Dave Duke

Biographical details
- Born: April 23, 1951 (age 74)
- Alma mater: Villanova

Coaching career (HC unless noted)
- 1980–1985: St. John Neumann HS
- 1985–1988: Lehigh (assistant)
- 1988–1996: Lehigh
- 1996–1998: Atlantic City Seagulls (assistant)
- 1998–2006: Penn (assistant)
- 2006–2019: Temple (assistant)

Head coaching record
- Overall: 90–134 (college)

Accomplishments and honors

Championships
- ECC regular season (1990)

Awards
- ECC Coach of the Year (1990)

= Dave Duke =

American basketball coach

Dave Duke (born April 23, 1951) is an American basketball coach who was most recently an assistant coach at Temple University.

Duke attended Clifton Heights High School, averaging 15.2 points per game as a senior and earning All-Delaware County honors. While a senior at Villanova University, Duke began his coaching career as a high school junior varsity coach. Between 1980 and 1985, he coached at St. John Neumann High School, helping the team win the Catholic League title in 1985. Duke joined Fran McCaffery's staff at Lehigh in 1985.

Duke served as the head coach at Lehigh University after McCaffery left to become an assistant at Notre Dame in 1988. He was hampered by the fact that Lehigh did not offer scholarships at the time.

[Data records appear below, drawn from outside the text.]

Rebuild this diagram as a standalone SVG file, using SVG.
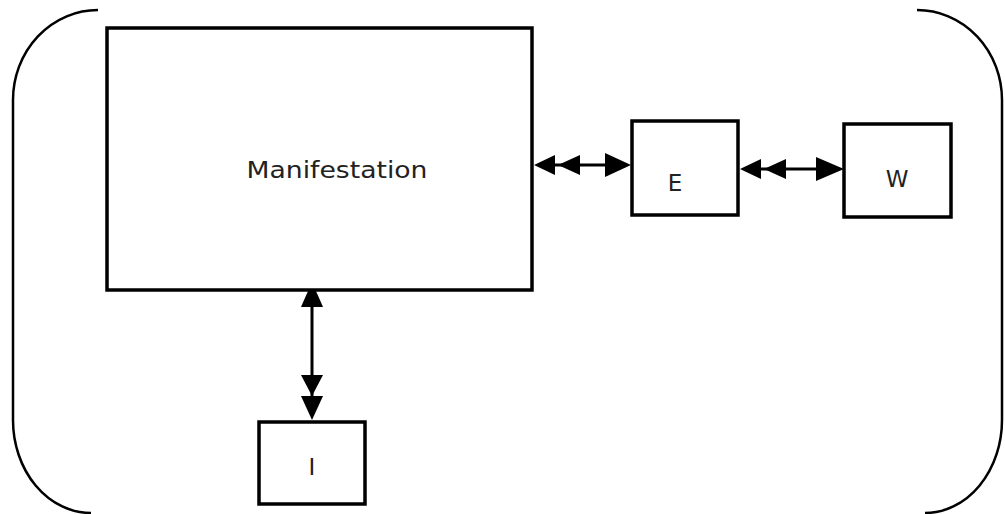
<svg xmlns="http://www.w3.org/2000/svg" width="1005" height="514" viewBox="0 0 1005 514">
<defs>
<style>
.box{fill:#fff;stroke:#000;stroke-width:3.5}
.frame{fill:none;stroke:#000;stroke-width:2.5}
.lbl{font-family:"DejaVu Sans",sans-serif;font-size:23px;fill:#222;text-anchor:middle}
.ln{stroke:#000;stroke-width:3;fill:none}
.ah{fill:#000}
</style>
</defs>
<rect width="1005" height="514" fill="#fff"/>
<g id="frame">
<path class="frame" d="M98,10 A85,90 0 0 0 13,100 L13,420 A78,93 0 0 0 91,513"/>
<path class="frame" d="M917,10 A85,90 0 0 1 1002,100 L1002,420 A77,93 0 0 1 925,513"/>
</g>
<g id="connectors">
<line class="ln" x1="540" y1="165" x2="612" y2="165"/>
<polygon class="ah" points="534,165 555,155 555,175"/>
<polygon class="ah" points="558,165 580,155 580,175"/>
<polygon class="ah" points="631,165 605,153 605,177"/>
<line class="ln" x1="746" y1="169" x2="825" y2="169"/>
<polygon class="ah" points="740,169 761,159 761,179"/>
<polygon class="ah" points="764,169 786,159 786,179"/>
<polygon class="ah" points="844,169 816,157 816,181"/>
<line class="ln" x1="312" y1="300" x2="312" y2="400"/>
<polygon class="ah" points="312,282 301,307 323,307"/>
<polygon class="ah" points="312,396 301,375 323,375"/>
<polygon class="ah" points="312,420 301,396 323,396"/>
</g>
<g id="manifestation">
<rect class="box" x="107" y="28" width="425" height="262"/>
<text class="lbl" x="337" y="178" textLength="181" lengthAdjust="spacingAndGlyphs">Manifestation</text>
</g>
<g id="E">
<rect class="box" x="632" y="121" width="106" height="94"/>
<text class="lbl" x="675" y="191">E</text>
</g>
<g id="W">
<rect class="box" x="844" y="124" width="107" height="93"/>
<text class="lbl" x="897" y="187">W</text>
</g>
<g id="I">
<rect class="box" x="259" y="422" width="106" height="82"/>
<text class="lbl" x="312" y="475">I</text>
</g>
</svg>
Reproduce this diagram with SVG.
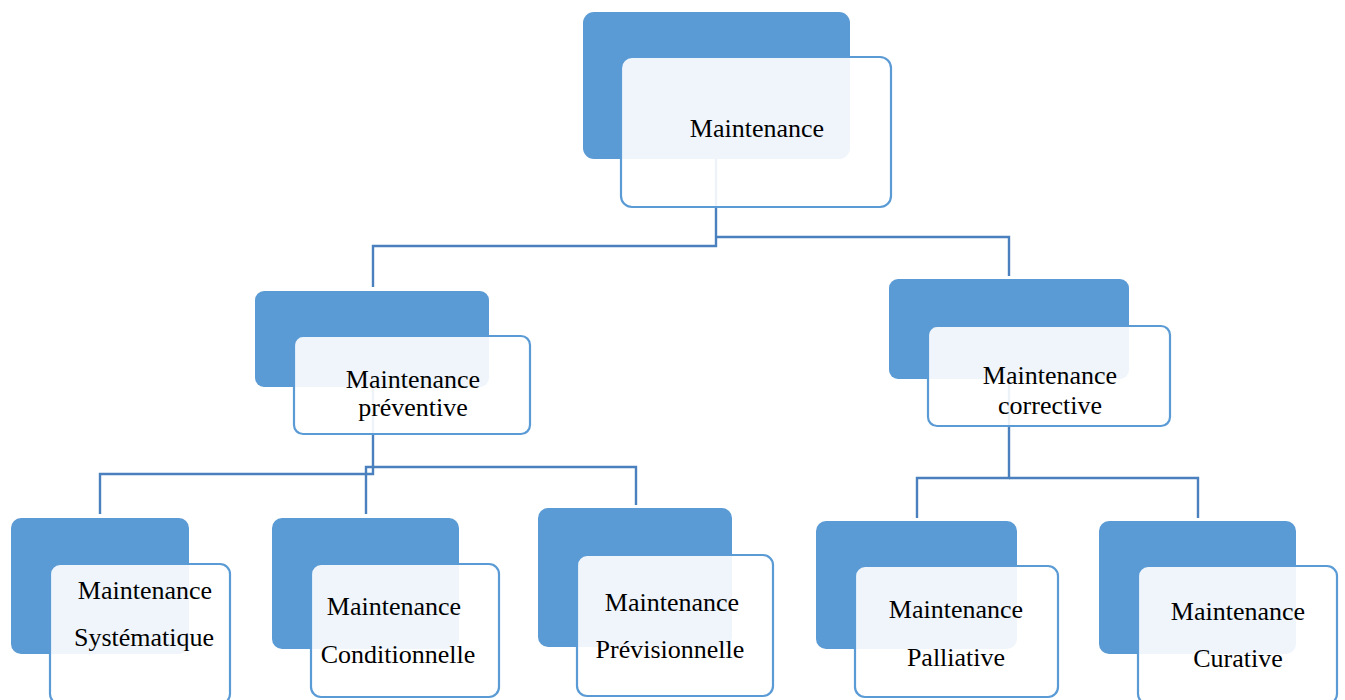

In 1990, Duke was named ECC Coach of the Year after guiding the team to a 18–12 record. The following season, the Mountain Hawks finished 19-10 and lost to Holy Cross in the Patriot League Tournament. He coached the 1993 McDonald's East-West High School All-Star game. Duke stepped down in 1996, after a 4–23 season. He finished with a 90–134 record.

He became the coach of the Atlantic City Seagulls and helped the team win USBL Championship in 1997. In 1998, Duke joined Fran Dunphy's staff at Penn. When Dunphy was hired at Temple in 2006, Duke followed him as an assistant. In 2014, he became Temple's director of player development.